Elizabeth May Green Saanich—Gulf Islands, BC

Mr. Speaker, I rise today on the traditional unceded territory of the Algonquin people, and thank them for their generosity. Meegwetch.

I also want to thank the hon. member for Davenport for splitting time with me. The circumstances are not those that led me to feel particularly relieved or happy, but I am grateful for the civility of giving me 10 minutes. Otherwise, I would not be able to speak at all, because of the egregious use of time allocation on an omnibus bill. I never expected to see omnibus bills with time allocation after the change in government.

This is three bills put together: the National Energy Board Act changed, the Navigation Protection Act changed, and the Environmental Assessment Act overhauled. The fourth piece that had been running along in tandem, through the great judgment of the Minister of Fisheries, is Bill C-68. It stands on its own, and it is an excellent piece of legislation.

However, with the time available to me, I am going to be able to speak only to the impact assessment piece of this omnibus bill, which I am afraid falls below any standard of acceptability and should trouble deeply any Liberal who stood in this place and voted against Bill C-38 in the spring of 2012. We stood together with every single Liberal MP and every single New Democrat against the destruction of decades of environmental law. How that process has been captured by the same mentality, values, and principles that led to Harper destroying these acts, so we now have a repackaged version of those same principles of eroding environmental assessment, is something that the Liberal caucus should try to figure out. I hope it will lead to changes in committee.

With the time available to me, I will quickly review my background in environmental law. I happen to be an environmental lawyer. It is an even weirder fluke that when I was 22 years old and a waitress and cook, I participated in the very first environmental assessment panel hearing in Canadian history, in 1976. It was in Cape Breton. It was about the Wreck Cove hydroelectric plant. I have participated in dozens since.
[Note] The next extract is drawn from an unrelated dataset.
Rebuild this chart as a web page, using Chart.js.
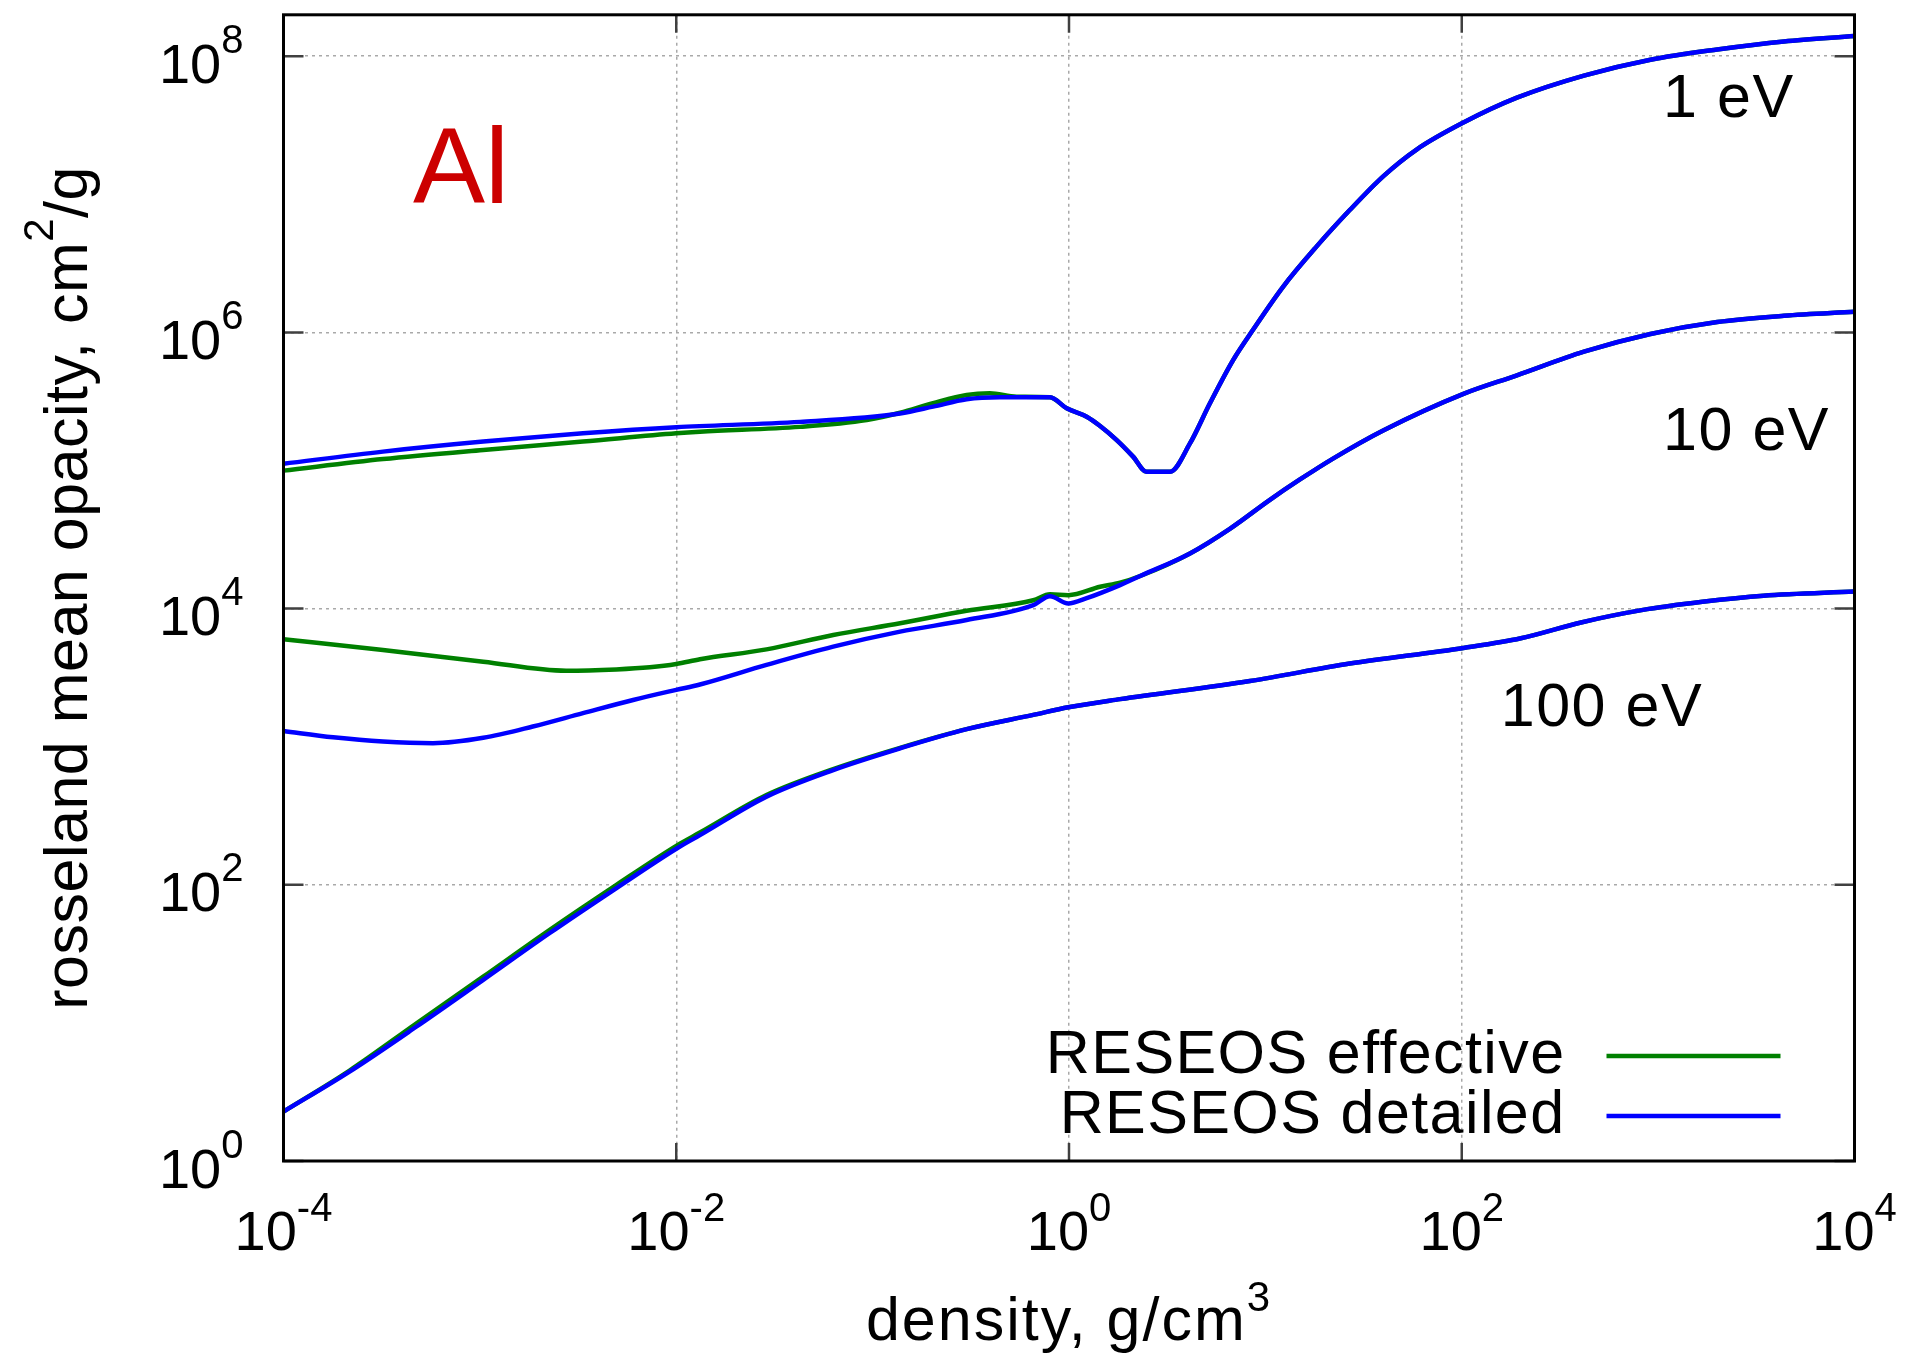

Ten years after that, I was in the office of the Minister of the Environment. I was actually a senior policy adviser, the person who took the quest from Environment Canada from a wonderful senior civil servant named Ray Robinson, who headed the Canadian Environmental Assessment Agency in those days, and we took to the Privy Council Office the request to legislate. Up until then, we had been operating under a guidelines order that required environmental reviews, but it was a bit uncertain in its full rubric. Some people thought it was a guideline and therefore was not binding. We got permission to legislate. Subsequently, I resigned from my job with the Minister of the Environment when the minister violated the environmental assessment review process guidelines in approving dams without permits.

This is just to say that I did not only recently come upon my commitment to proper and thorough environmental assessment in Canada. It is non-partisan and goes back decades.

Now, what happened under Bill C-38 was the repeal of our environmental assessment process and its replacement with a rather bogus process. We can compare Bill C-69 to the bogus process in Bill C-38 in 2012, or we can compare it to what is needed. It is all well and good for the federal Liberals to say to us today that they did a lot of consultation. It is true. There were 21 cities with public hearings, and over 1,000 people showed up to a superb expert panel on environmental assessment. The question before us today is why their recommendations were ignored.

I am going to read, one at a time, the recommendations that were ignored. There are many. In previous debate in this place, when the bill was first put forward, the Parliamentary Secretary to the Minister of Environment claimed I was wrong in my assertion, which I think is fact, that the environmental assessment expert panel was ignored. It is really important to understand the point of environmental assessment. I will just go back a bit and say that this is one of the pieces of Harper-think that have survived into Liberal-think.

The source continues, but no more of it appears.